Derek McAuley, Chief Officer said:
"The General Assembly supported the legislative change in the Equality Act 2010 allowing registration and the subsequent
publication of this consultation document.
We support the principle that no faith group should be forced the permit civil partnership registration on it's premises
and that participation should be entirely voluntary.
This is in accordance with our own approaches to decision-making and we wish to ensure that the regulations give each
individual Unitarian and Free Christian congregation the power to decide if they wish to register their premises.
The member congregations of the General Assembly are autonomous and self-governing and this must be respected.
Unitarians have been traditionally been welcoming to heterosexual couples wishing to marry within a religious context.
Sometimes they have been rejected elsewhere; on other occasions they value the flexibility and openness that Unitarians
offer in the planning of the ceremony. We would apply the same principles to same sex civil partnerships.
Marriage in a Unitarian and Free Christian Church is not a "right"; it is subject to the agreement of the Minister or
celebrant and occasionally requests from couples may be refused for a variety of reasons. We therefore support the retention
of discretion for all faith groups with respect for civil partnership registration as each request is specific and personal.
We do have concerns that the requirement for public advertising the applications for registration and invite objections
might be used by groups opposed to the policy in principle to create public controversy and promote homophobia.
It must be made clear that any objections must be based on non-compliance with the Regulations
The cost of registering a place of worship for the solemnisation of marriages is a statutory fee of £120.
The estimate of the cost of obtaining a licence to host a civil partnership registration is £1505. Such a
huge difference is not justified.
The difference in fees will undermine the equality of access to civil partnership registration as to religious
marriage which was the intention of the legislation. This will have the direct effect of reducing the number of
premises offering this service and limiting the opportunities to same sex couples to register their partnerships
in religious premises in accordance with their sincerely held views.
The comparison with secular premises; normally hotels and similar buildings is invidious. They have opportunities
from sales of food, alcohol and room rental to re-coup a fee of this size very easily; indeed probably from hosting one event.
This is not the case for the proprietors of religious premises.

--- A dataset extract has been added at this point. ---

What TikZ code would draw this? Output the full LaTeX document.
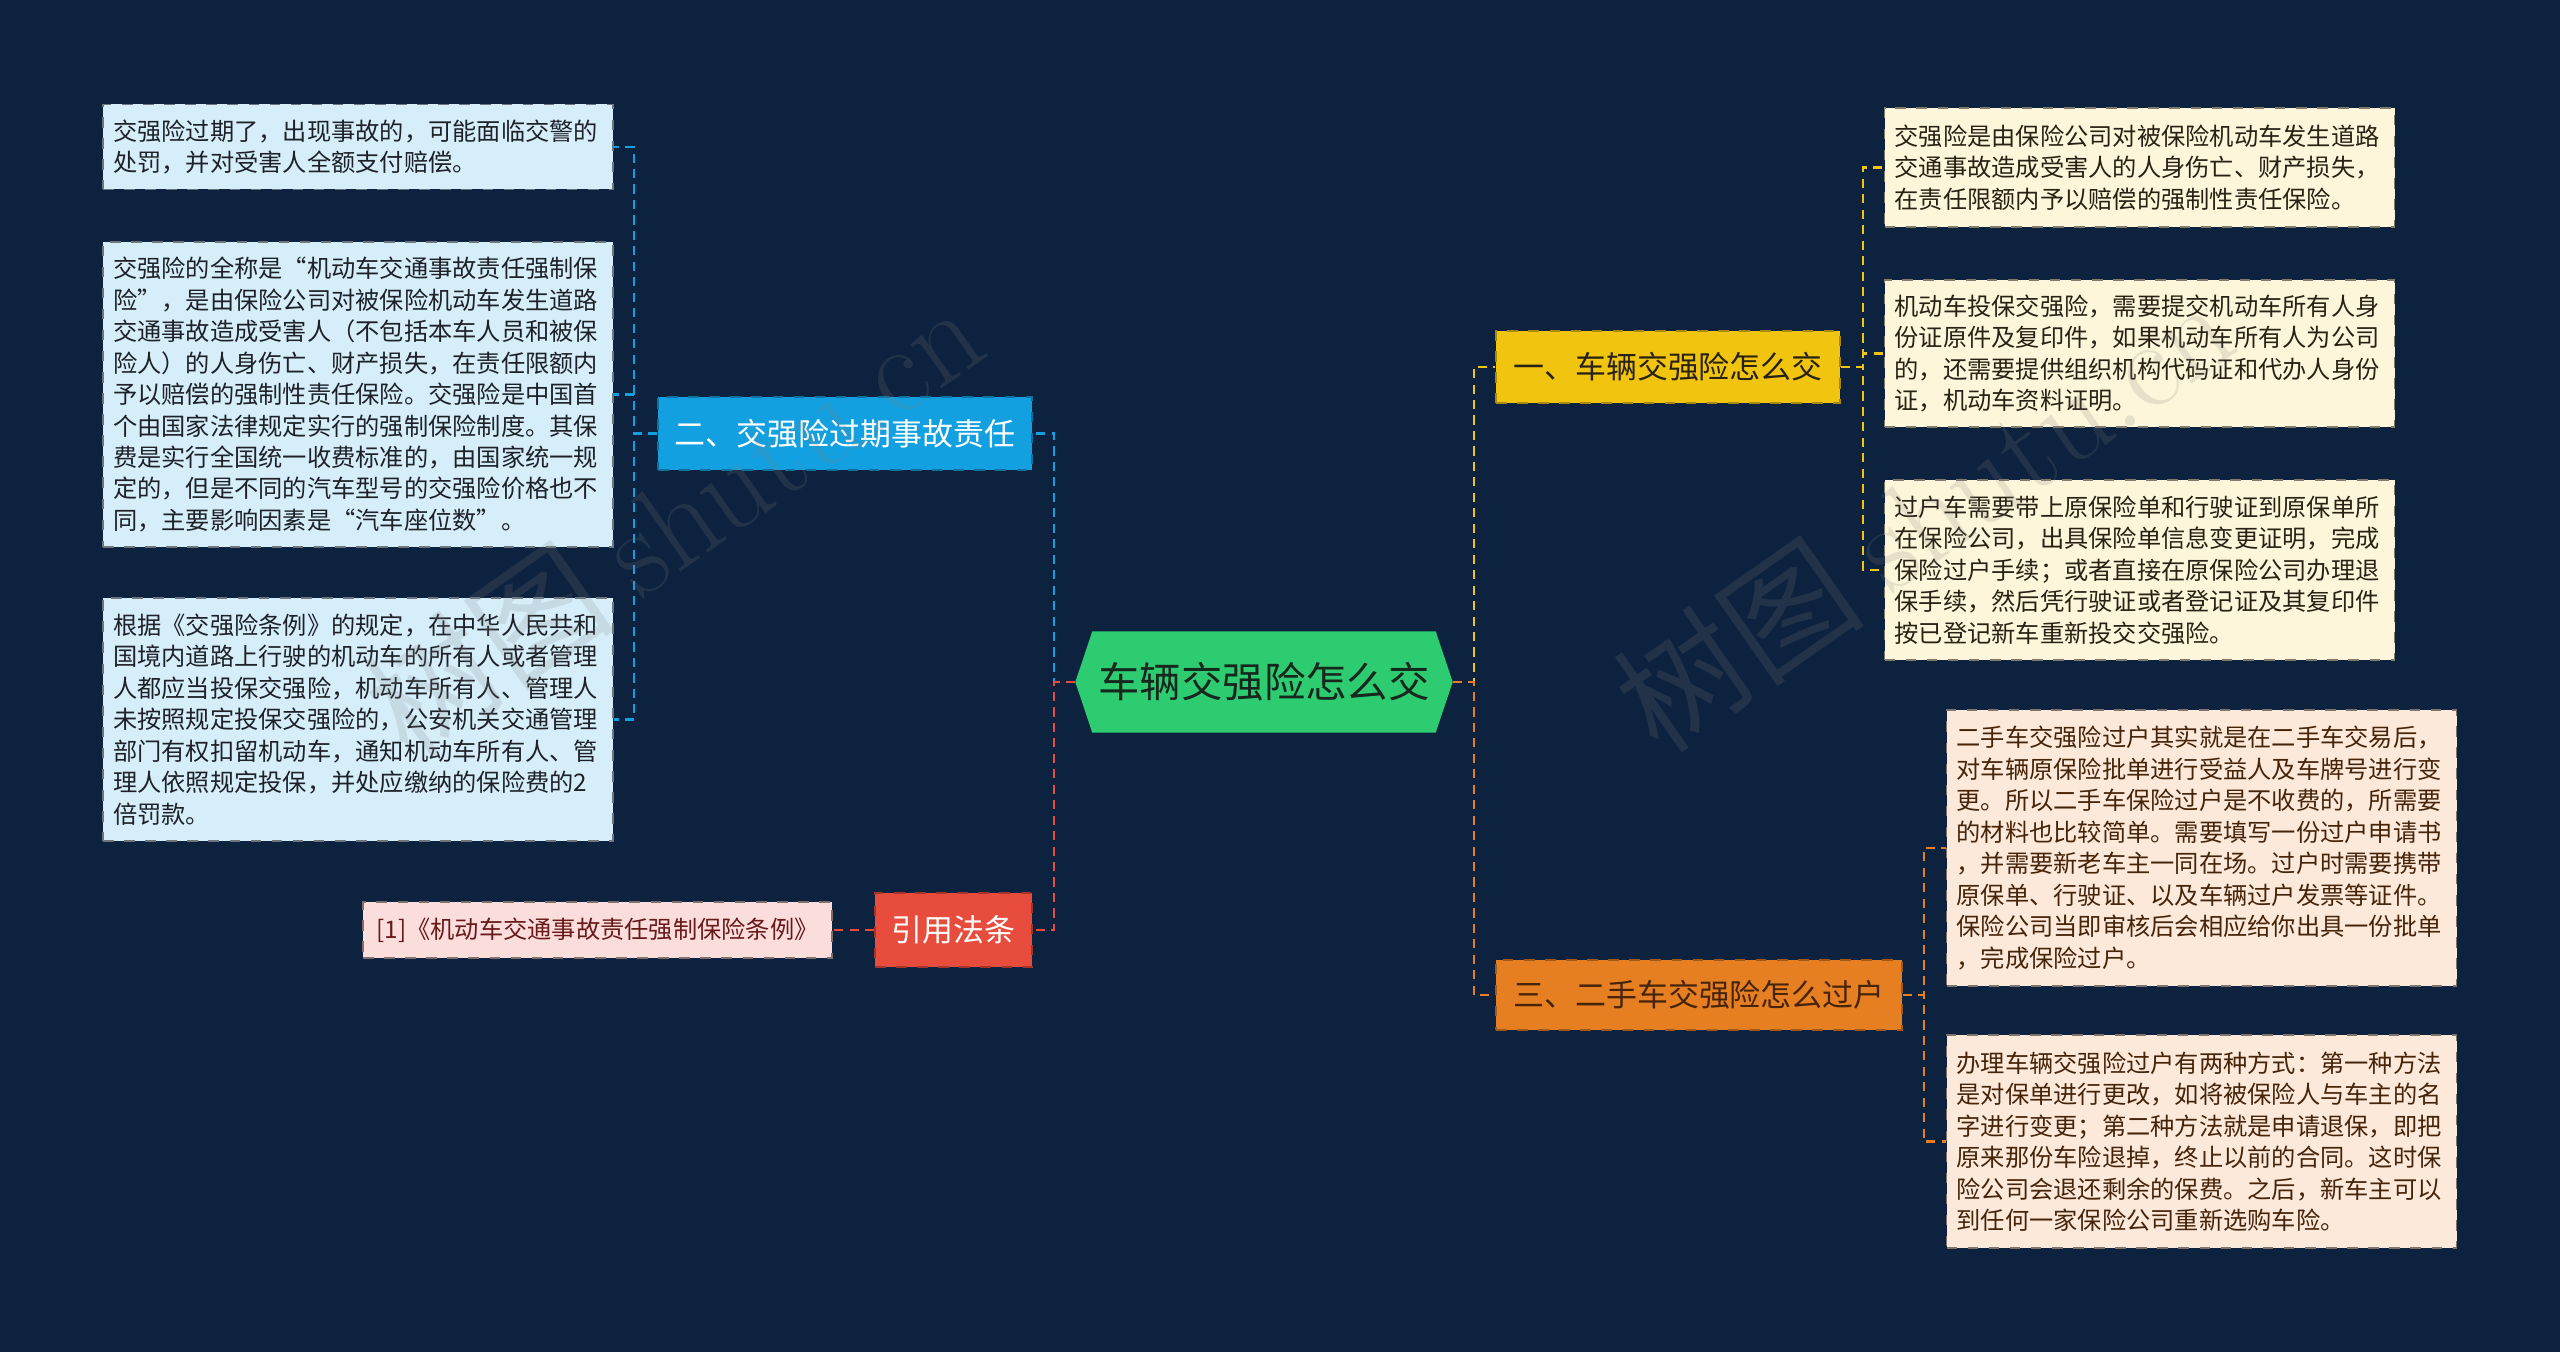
\documentclass[tikz,border=0pt]{standalone}
\usepackage{fontspec}
\newfontfamily\cjk{Noto Sans CJK SC}
\definecolor{bgnavy}{RGB}{13,34,62}
\definecolor{rootgreen}{RGB}{46,204,113}
\definecolor{roottxt}{RGB}{22,40,30}
\definecolor{ybranch}{RGB}{241,196,15}
\definecolor{obranch}{RGB}{230,126,34}
\definecolor{bbranch}{RGB}{18,160,224}
\definecolor{rbranch}{RGB}{231,76,60}
\definecolor{bleaf}{RGB}{214,238,250}
\definecolor{yleaf}{RGB}{253,246,218}
\definecolor{oleaf}{RGB}{252,233,218}
\definecolor{rleaf}{RGB}{251,222,220}
\definecolor{darktxt}{RGB}{40,34,20}
\definecolor{btxt}{RGB}{30,34,40}
\definecolor{otxt}{RGB}{70,36,10}
\definecolor{rtxt}{RGB}{105,25,25}
\tikzset{
  branch/.style 2 args={rectangle, fill=#1, draw=#1!70!black, text=#2, dashed,
    line width=0.4pt, inner sep=0pt, minimum height=0.72cm,
    font=\cjk\fontsize{8.8}{10}\selectfont},
  leaf/.style 2 args={rectangle, fill=#1, draw=#1!50!black, text=#2, dashed,
    line width=0.4pt, text width=4.9cm, inner xsep=0.1cm, inner ysep=0pt,
    align=left, font=\cjk\fontsize{6.9}{8.96}\selectfont},
  conn/.style={draw=#1, line width=0.65pt, dash pattern=on 2.6pt off 1.8pt},
  watermark/.style={text=gray, opacity=0.18, font=\cjk\fontsize{36}{38}\selectfont}
}
\begin{document}
\begin{tikzpicture}
\fill[bgnavy] (0,0) rectangle (25.6,-13.52);
\useasboundingbox (0,0) rectangle (25.6,-13.52);

% centre
\node[minimum width=3.76cm, minimum height=1.0cm, inner sep=0pt] (root) at (12.64,-6.82) {};
\fill[rootgreen] ([xshift=0.17cm]root.north west) -- ([xshift=-0.17cm]root.north east)
  -- (root.east) -- ([xshift=-0.17cm]root.south east)
  -- ([xshift=0.17cm]root.south west) -- (root.west) -- cycle;
\node[text=roottxt, font=\cjk\fontsize{11.8}{13}\selectfont] (rootlabel) at (root.center) {车辆交强险怎么交};

% branches
\node[branch={ybranch}{darktxt}, minimum width=3.44cm] (b1) at (16.68,-3.67) {一、车辆交强险怎么交};
\node[branch={obranch}{otxt}, minimum width=4.06cm, minimum height=0.70cm] (b3) at (16.99,-9.95) {三、二手车交强险怎么过户};
\node[branch={bbranch}{white}, minimum width=3.74cm, minimum height=0.73cm] (b2) at (8.45,-4.335) {二、交强险过期事故责任};
\node[branch={rbranch}{white}, minimum width=1.57cm, minimum height=0.74cm] (b4) at (9.535,-9.30) {引用法条};

% left leaves
\node[leaf={bleaf}{btxt}, minimum height=0.85cm] (l1) at (3.58,-1.47) {交强险过期了，出现事故的，可能面临交警的\\
处罚，并对受害人全额支付赔偿。};
\node[leaf={bleaf}{btxt}, minimum height=3.05cm] (l2) at (3.58,-3.945) {交强险的全称是“机动车交通事故责任强制保\\
险”，是由保险公司对被保险机动车发生道路\\
交通事故造成受害人（不包括本车人员和被保\\
险人）的人身伤亡、财产损失，在责任限额内\\
予以赔偿的强制性责任保险。交强险是中国首\\
个由国家法律规定实行的强制保险制度。其保\\
费是实行全国统一收费标准的，由国家统一规\\
定的，但是不同的汽车型号的交强险价格也不\\
同，主要影响因素是“汽车座位数”。};
\node[leaf={bleaf}{btxt}, minimum height=2.43cm] (l3) at (3.58,-7.195) {根据《交强险条例》的规定，在中华人民共和\\
国境内道路上行驶的机动车的所有人或者管理\\
人都应当投保交强险，机动车所有人、管理人\\
未按照规定投保交强险的，公安机关交通管理\\
部门有权扣留机动车，通知机动车所有人、管\\
理人依照规定投保，并处应缴纳的保险费的2\\
倍罚款。};
\node[rectangle, fill=rleaf, draw=rleaf!50!black, dashed, line width=0.4pt, text=rtxt,
  minimum width=4.69cm, minimum height=0.56cm, inner sep=0pt,
  font=\cjk\fontsize{6.9}{8}\selectfont] (r0) at (5.975,-9.30) {[1]《机动车交通事故责任强制保险条例》};

% right leaves
\node[leaf={yleaf}{darktxt}, minimum height=1.19cm] (r1) at (21.395,-1.675) {交强险是由保险公司对被保险机动车发生道路\\
交通事故造成受害人的人身伤亡、财产损失，\\
在责任限额内予以赔偿的强制性责任保险。};
\node[leaf={yleaf}{darktxt}, minimum height=1.47cm] (r2) at (21.395,-3.535) {机动车投保交强险，需要提交机动车所有人身\\
份证原件及复印件，如果机动车所有人为公司\\
的，还需要提供组织机构代码证和代办人身份\\
证，机动车资料证明。};
\node[leaf={yleaf}{darktxt}, minimum height=1.80cm] (r3) at (21.395,-5.70) {过户车需要带上原保险单和行驶证到原保单所\\
在保险公司，出具保险单信息变更证明，完成\\
保险过户手续；或者直接在原保险公司办理退\\
保手续，然后凭行驶证或者登记证及其复印件\\
按已登记新车重新投交交强险。};
\node[leaf={oleaf}{otxt}, minimum height=2.76cm] (r4) at (22.015,-8.48) {二手车交强险过户其实就是在二手车交易后，\\
对车辆原保险批单进行受益人及车牌号进行变\\
更。所以二手车保险过户是不收费的，所需要\\
的材料也比较简单。需要填写一份过户申请书\\
，并需要新老车主一同在场。过户时需要携带\\
原保单、行驶证、以及车辆过户发票等证件。\\
保险公司当即审核后会相应给你出具一份批单\\
，完成保险过户。};
\node[leaf={oleaf}{otxt}, minimum height=2.13cm] (r5) at (22.015,-11.415) {办理车辆交强险过户有两种方式：第一种方法\\
是对保单进行更改，如将被保险人与车主的名\\
字进行变更；第二种方法就是申请退保，即把\\
原来那份车险退掉，终止以前的合同。这时保\\
险公司会退还剩余的保费。之后，新车主可以\\
到任何一家保险公司重新选购车险。};

% connectors
\draw[conn=bbranch] (root.west) -- ++(-0.21,0) |- (b2.east);
\draw[conn=rbranch] (root.west) -- ++(-0.21,0) |- (b4.east);
\draw[conn=ybranch] (root.east) -- ++(0.21,0) |- (b1.west);
\draw[conn=obranch] (root.east) -- ++(0.21,0) |- (b3.west);
\foreach \leaf in {l1,l2,l3}
  \draw[conn=bbranch] (b2.west) -- ++(-0.23,0) |- (\leaf.east);
\foreach \leaf in {r1,r2,r3}
  \draw[conn=ybranch] (b1.east) -- ++(0.22,0) |- (\leaf.west);
\foreach \leaf in {r4,r5}
  \draw[conn=obranch] (b3.east) -- ++(0.21,0) |- (\leaf.west);
\draw[conn=rbranch] (b4.west) -- (r0.east);

% watermarks
\node[watermark, rotate=35] (wmleft) at (6.73,-5.19) {树图 {\rmfamily shutu.cn}};
\node[watermark, rotate=35] (wmright) at (19.23,-5.14) {树图 {\rmfamily shutu.cn}};
\end{tikzpicture}
\end{document}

A fee of £1500 will act as a real deterrent for many congregations wishing to host civil partnership registrations.
It is excessive, particularly in comparison with that for marriage solemnisation."
The General Assembly in 2008 at it's Annual Meeting approved the following Resolution:
"That this General Assembly of the Unitarian and Free Christian Churches, mindful of the need for marriages and civil
partnerships in England and Wales to be placed on an equal footing, and the need for full compliance with the spirit of the
Human Rights Act, calls upon H M Government to introduce relevant legislation permitting ceremonies for civil partnerships
to be performed in any place of worship or other premises in England and Wales licensed for the celebration of marriage.
In addition this General Assembly of the Unitarian and Free Christian Churches calls upon the Scottish Executive to introduce
legislation permitting religious celebrants to officiate at partnership celebrations in Scotland."
This consultation only applies to England and Wales.